I’d still rather come back on something like Buran than Starship.
Energia strap-ons with upper stages. The four-nozzle RD-170 rivals F-1 in power…but the Energia core block’s RD-0120 that burned hydrogen/oxygen had less troubled development. They could at least have kept Energia-M
M-1 should have been developed.
It’s pretty clear the Russian space program has been running on fumes since the collapse of the Evil Empire. It’s all well to imagine what the newly independent nations should have done what remained from the dead Soviet-Union. But even during the heights of Soviet Union space power, they were managing to create greatness from immense weakness.
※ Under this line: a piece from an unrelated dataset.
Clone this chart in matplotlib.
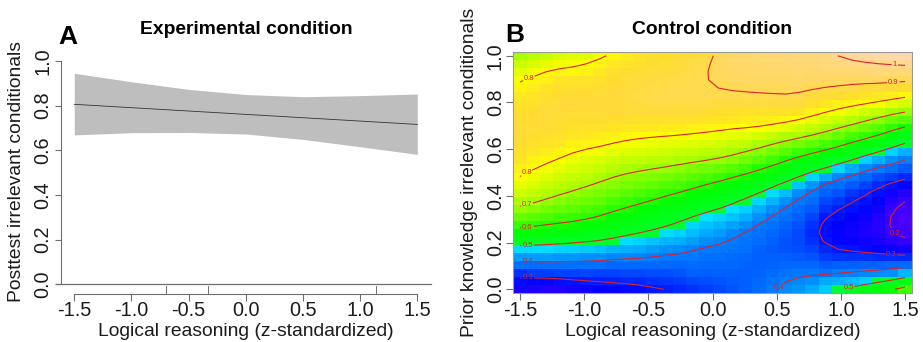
import numpy as np
import matplotlib
matplotlib.use("Agg")
import matplotlib.pyplot as plt
from matplotlib.colors import LinearSegmentedColormap

plt.rcParams["font.family"] = ["Liberation Sans", "DejaVu Sans"]

FIG_W, FIG_H = 923, 342
AXIS_GREY = "#6e6e6e"
TEXT = "#1c1c1c"

# panel A
exp_x = [-1.5, -1.0, -0.5, 0.0, 0.5, 1.0, 1.5]
exp_mean = [0.806, 0.791, 0.776, 0.761, 0.746, 0.731, 0.716]
exp_upper = [0.945, 0.907, 0.873, 0.850, 0.840, 0.845, 0.852]
exp_lower = [0.669, 0.679, 0.680, 0.673, 0.649, 0.616, 0.582]
rug_x = [-0.70, -0.333, 1.136]
tick_x = [-1.5, -1.0, -0.5, 0.0, 0.5, 1.0, 1.5]
tick_y = [0.0, 0.2, 0.4, 0.6, 0.8, 1.0]

# panel B, one list per column, bottom row first
ctrl_columns = [
    [.25,.28,.32,.38,.43,.48,.53,.575,.617,.655,.695,.72,.75,.775,.802,.82,.835,.85,.86,.865,.865,.86,.855,.845,.83,.815,.795,.775,.745,.71],
    [.245,.275,.33,.378,.43,.48,.525,.565,.61,.645,.68,.71,.735,.76,.78,.804,.82,.835,.85,.86,.865,.865,.86,.85,.84,.825,.81,.79,.76,.73],
    [.24,.275,.33,.38,.43,.48,.52,.56,.60,.635,.665,.695,.72,.745,.765,.788,.81,.825,.84,.855,.865,.87,.87,.865,.855,.84,.82,.805,.775,.745],
    [.24,.285,.335,.38,.425,.475,.515,.555,.595,.625,.655,.68,.707,.73,.75,.775,.795,.815,.83,.845,.855,.865,.87,.87,.86,.85,.835,.815,.785,.76],
    [.25,.29,.335,.38,.425,.47,.51,.55,.59,.62,.645,.67,.695,.72,.74,.76,.78,.80,.82,.835,.85,.86,.87,.87,.865,.855,.84,.81,.79,.77],
    [.26,.30,.34,.38,.42,.465,.505,.54,.58,.61,.635,.66,.68,.705,.73,.75,.77,.79,.815,.83,.845,.86,.865,.87,.865,.855,.84,.82,.80,.775],
    [.27,.30,.335,.38,.42,.46,.50,.535,.57,.60,.625,.65,.67,.695,.715,.74,.76,.785,.81,.825,.845,.86,.87,.87,.87,.86,.85,.83,.815,.79],
    [.275,.305,.335,.37,.41,.45,.49,.52,.555,.58,.61,.63,.655,.68,.70,.725,.75,.775,.795,.82,.84,.855,.87,.875,.875,.87,.86,.85,.83,.81],
    [.28,.31,.34,.37,.41,.445,.48,.51,.54,.57,.60,.62,.645,.67,.69,.715,.74,.765,.79,.81,.835,.855,.87,.875,.88,.875,.87,.86,.84,.825],
    [.285,.31,.34,.37,.405,.44,.47,.50,.53,.56,.585,.61,.635,.66,.68,.71,.735,.76,.785,.805,.83,.85,.87,.88,.885,.88,.875,.865,.85,.84],
    [.295,.32,.345,.37,.40,.43,.46,.49,.515,.545,.57,.60,.625,.65,.675,.70,.73,.755,.78,.80,.83,.85,.87,.885,.89,.885,.88,.87,.86,.85],
    [.30,.325,.345,.37,.39,.42,.45,.48,.505,.53,.555,.585,.61,.64,.665,.695,.725,.75,.775,.80,.825,.85,.87,.885,.895,.89,.885,.875,.865,.855],
    [.31,.33,.35,.37,.39,.41,.445,.47,.49,.515,.54,.57,.60,.63,.655,.685,.715,.745,.77,.795,.825,.85,.87,.885,.895,.895,.89,.88,.875,.865],
    [.32,.34,.36,.375,.39,.40,.43,.455,.475,.50,.525,.555,.585,.615,.645,.675,.71,.74,.765,.79,.82,.845,.87,.885,.895,.897,.895,.89,.885,.875],
    [.33,.345,.36,.37,.38,.39,.415,.44,.46,.485,.51,.54,.57,.60,.63,.665,.70,.73,.76,.785,.815,.84,.865,.885,.895,.895,.895,.895,.89,.885],
    [.34,.35,.36,.37,.38,.39,.405,.43,.45,.475,.50,.53,.56,.585,.62,.655,.695,.725,.755,.78,.81,.835,.86,.88,.893,.90,.91,.915,.915,.91],
    [.35,.355,.36,.37,.375,.385,.395,.41,.435,.46,.485,.505,.54,.57,.605,.64,.68,.71,.745,.775,.80,.83,.855,.88,.893,.905,.915,.925,.93,.93],
    [.36,.36,.36,.365,.37,.38,.385,.395,.42,.445,.47,.49,.52,.55,.59,.625,.665,.695,.735,.77,.80,.825,.85,.88,.893,.905,.92,.93,.935,.94],
    [.375,.37,.365,.36,.36,.365,.375,.38,.395,.42,.445,.475,.50,.535,.57,.605,.645,.68,.715,.755,.80,.825,.85,.88,.895,.91,.92,.93,.94,.945],
    [.395,.385,.375,.365,.36,.355,.36,.37,.38,.395,.42,.45,.48,.505,.55,.59,.625,.665,.70,.74,.785,.82,.85,.88,.895,.91,.925,.935,.945,.95],
    [.415,.40,.385,.37,.36,.35,.35,.355,.365,.38,.39,.42,.455,.49,.525,.565,.60,.645,.68,.72,.775,.81,.85,.88,.90,.91,.925,.94,.95,.955],
    [.425,.41,.39,.37,.355,.345,.34,.34,.35,.36,.375,.39,.415,.46,.503,.54,.58,.62,.665,.712,.756,.80,.84,.875,.895,.915,.93,.945,.955,.96],
    [.44,.42,.39,.37,.35,.335,.32,.31,.32,.335,.355,.375,.395,.425,.475,.52,.565,.607,.65,.695,.737,.78,.82,.85,.88,.905,.925,.94,.955,.965],
    [.465,.44,.385,.355,.33,.31,.29,.28,.285,.295,.32,.34,.365,.38,.44,.503,.545,.585,.63,.675,.72,.76,.805,.835,.87,.90,.925,.945,.96,.975],
    [.49,.445,.40,.36,.325,.295,.275,.265,.27,.285,.30,.325,.35,.375,.405,.475,.527,.57,.615,.655,.70,.745,.785,.82,.86,.89,.925,.95,.97,1.005],
    [.52,.455,.405,.36,.32,.29,.265,.255,.26,.27,.285,.30,.325,.355,.39,.44,.503,.545,.59,.63,.68,.725,.77,.815,.85,.888,.92,.95,.985,1.02],
    [.54,.47,.41,.365,.32,.28,.26,.245,.25,.26,.275,.285,.305,.335,.37,.41,.47,.52,.57,.615,.66,.705,.75,.80,.84,.875,.92,.955,.995,1.03],
    [.56,.495,.415,.365,.315,.275,.25,.235,.23,.24,.255,.27,.285,.31,.345,.39,.445,.50,.55,.595,.64,.685,.735,.79,.835,.875,.92,.96,1.0,1.04],
    [.59,.51,.42,.37,.315,.265,.225,.20,.185,.19,.205,.23,.255,.29,.33,.375,.42,.47,.52,.567,.615,.66,.712,.77,.825,.87,.915,.96,1.005,1.05],
    [.625,.54,.45,.375,.31,.255,.205,.18,.165,.16,.175,.20,.235,.275,.31,.355,.40,.445,.495,.54,.59,.645,.70,.755,.81,.86,.91,.96,1.01,1.06],
]
ctrl_x = [-1.5 + i * 3 / 29 for i in range(30)]
ctrl_y = [i / 29 for i in range(30)]
contour_levels = [0.2, 0.3, 0.4, 0.5, 0.6, 0.7, 0.8, 0.9, 1.0]
label_spots = [(-1.44, 0.915), (-1.44, 0.49), (-1.44, 0.35), (-1.44, 0.26), (-1.44, 0.185),
               (-1.44, 0.117), (-1.44, 0.052), (1.41, 0.885), (1.42, 0.96), (1.42, 0.235),
               (1.39, 0.147), (0.50, 0.02), (1.06, 0.007)]

# colour ramp: value, then colour
ramp_values = [0.15, 0.24, 0.27, 0.32, 0.36, 0.42, 0.487, 0.489, 0.58, 0.65, 0.72, 0.80, 0.83, 0.86, 0.92, 1.06]
ramp_colors = ["#5000ff", "#2000ff", "#0000ff", "#0030ff", "#0060ff", "#0090ff", "#00e8ff", "#00ff30", "#00ff00",
               "#60ff00", "#b0ff00", "#ffff00", "#ffe820", "#ffdd30", "#ffd860", "#ffd8b0"]


def px_axes(fig, left, top, right, bottom):
    return fig.add_axes([left / FIG_W, 1 - bottom / FIG_H, (right - left) / FIG_W, (bottom - top) / FIG_H])


def smooth(z):
    # 1-2-1 pass so the contours don't pick up the rounding in the read values
    p = np.pad(z, 1, mode="reflect", reflect_type="odd")
    p = (p[:-2, :] + 2 * p[1:-1, :] + p[2:, :]) / 4
    return (p[:, :-2] + 2 * p[:, 1:-1] + p[:, 2:]) / 4


fig = plt.figure(figsize=(FIG_W / 100, FIG_H / 100), dpi=100)

# A
ax = px_axes(fig, 61, 61, 431, 284.3)
ax.set_xlim(-1.616, 1.62)
ax.set_ylim(0, 1)
ax.fill_between(exp_x, exp_lower, exp_upper, color="#bebebe", lw=0)
ax.plot(exp_x, exp_mean, color="#333333", lw=0.6)
for s in ["top", "right"]:
    ax.spines[s].set_visible(False)
ax.spines["left"].set_color(AXIS_GREY)
ax.spines["bottom"].set_position(("outward", 6.8))
ax.spines["bottom"].set_bounds(-1.5, 1.5)
ax.spines["bottom"].set_color(AXIS_GREY)
ax.plot([-1.66, 1.62], [0, 0], color=AXIS_GREY, lw=0.9, clip_on=False)
for x in rug_x:
    ax.plot([x, x], [-0.008, -0.041], color=AXIS_GREY, lw=0.7, clip_on=False)
ax.set_xticks(tick_x, [f"{t:.1f}" for t in tick_x])
ax.set_yticks(tick_y, [f"{t:.1f}" for t in tick_y])
ax.tick_params(axis="x", length=5, width=0.8, color=AXIS_GREY, labelsize=14.3, labelcolor=TEXT, pad=0.5)
ax.tick_params(axis="y", length=4, width=0.8, color=AXIS_GREY, labelsize=14.3, labelcolor=TEXT, pad=2)
for lab in ax.get_yticklabels():
    lab.set_rotation(90)
    lab.set_va("center")
fig.text(246 / FIG_W, 1 - 332 / FIG_H, "Logical reasoning (z-standardized)", ha="center", va="center", fontsize=13.9, color=TEXT)
fig.text(17 / FIG_W, 1 - 172 / FIG_H, "Posttest irrelevant conditionals", ha="center", va="center",
         rotation=90, fontsize=13.9, color=TEXT)
fig.text(246 / FIG_W, 1 - 29 / FIG_H, "Experimental condition", ha="center", va="center", fontsize=13.9, weight="bold", color="black")
fig.text(68 / FIG_W, 1 - 37 / FIG_H, "A", ha="center", va="center", fontsize=19, weight="bold", color="black")

# B
ctrl = np.array(ctrl_columns).T
lo, hi = ramp_values[0], ramp_values[-1]
stops = [(v - lo) / (hi - lo) for v in ramp_values]
cmap = LinearSegmentedColormap.from_list("ctrl", list(zip(stops, ramp_colors)), N=512)

bx = px_axes(fig, 513.3, 51.7, 911.7, 293.3)
bx.pcolormesh(ctrl_x, ctrl_y, ctrl, shading="nearest", cmap=cmap, vmin=lo, vmax=hi)
cs = bx.contour(ctrl_x, ctrl_y, smooth(ctrl), levels=contour_levels, colors="#e0202a", linewidths=0.8)
labels = bx.clabel(cs, fontsize=5.5, fmt="%g", manual=label_spots, inline=True, inline_spacing=1)
for t in labels:
    t.set_rotation(0)
for s in bx.spines.values():
    s.set_color("#9a9a9a")
bx.set_xlim(-1.552, 1.552)
bx.set_ylim(-0.0172, 1.0172)
bx.set_xticks(tick_x, [f"{t:.1f}" for t in tick_x])
bx.set_yticks(tick_y, [f"{t:.1f}" for t in tick_y])
bx.tick_params(axis="x", length=5, width=0.8, color=AXIS_GREY, labelsize=14.3, labelcolor=TEXT, pad=0.5)
bx.tick_params(axis="y", length=5, width=0.8, color=AXIS_GREY, labelsize=14.3, labelcolor=TEXT, pad=1)
for lab in bx.get_yticklabels():
    lab.set_rotation(90)
    lab.set_va("center")
fig.text(712.5 / FIG_W, 1 - 332 / FIG_H, "Logical reasoning (z-standardized)", ha="center", va="center", fontsize=13.9, color=TEXT)
fig.text(470 / FIG_W, 1 - 172.5 / FIG_H, "Prior knowledge irrelevant conditionals", ha="center", va="center",
         rotation=90, fontsize=13.9, color=TEXT)
fig.text(712 / FIG_W, 1 - 29 / FIG_H, "Control condition", ha="center", va="center", fontsize=13.9, weight="bold", color="black")
fig.text(515 / FIG_W, 1 - 35 / FIG_H, "B", ha="center", va="center", fontsize=19, weight="bold", color="black")

fig.savefig("out.png", dpi=100)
Could the impoverished remnants of the Soviet Union have hoped to do any better than they actually did? With all the grifters and tyrants getting in the way? If anything, I imagine Ukraine now regrets having ever given up the nuclear weapons that they inherited from the Soviet Union!
SLS delenda est
It was a downhill slide since Korolev died. Glushko made Energiya Buran work. He never let anything out of his hands….so I’ve read.
Another look backwards from our nostalgia correspondent.
I’m guessing this constitutes a tacit admission that Vostochny is both hopelessly late and will never constitute a path to the space autarky the Russians have been pursuing since the collapse of the USSR.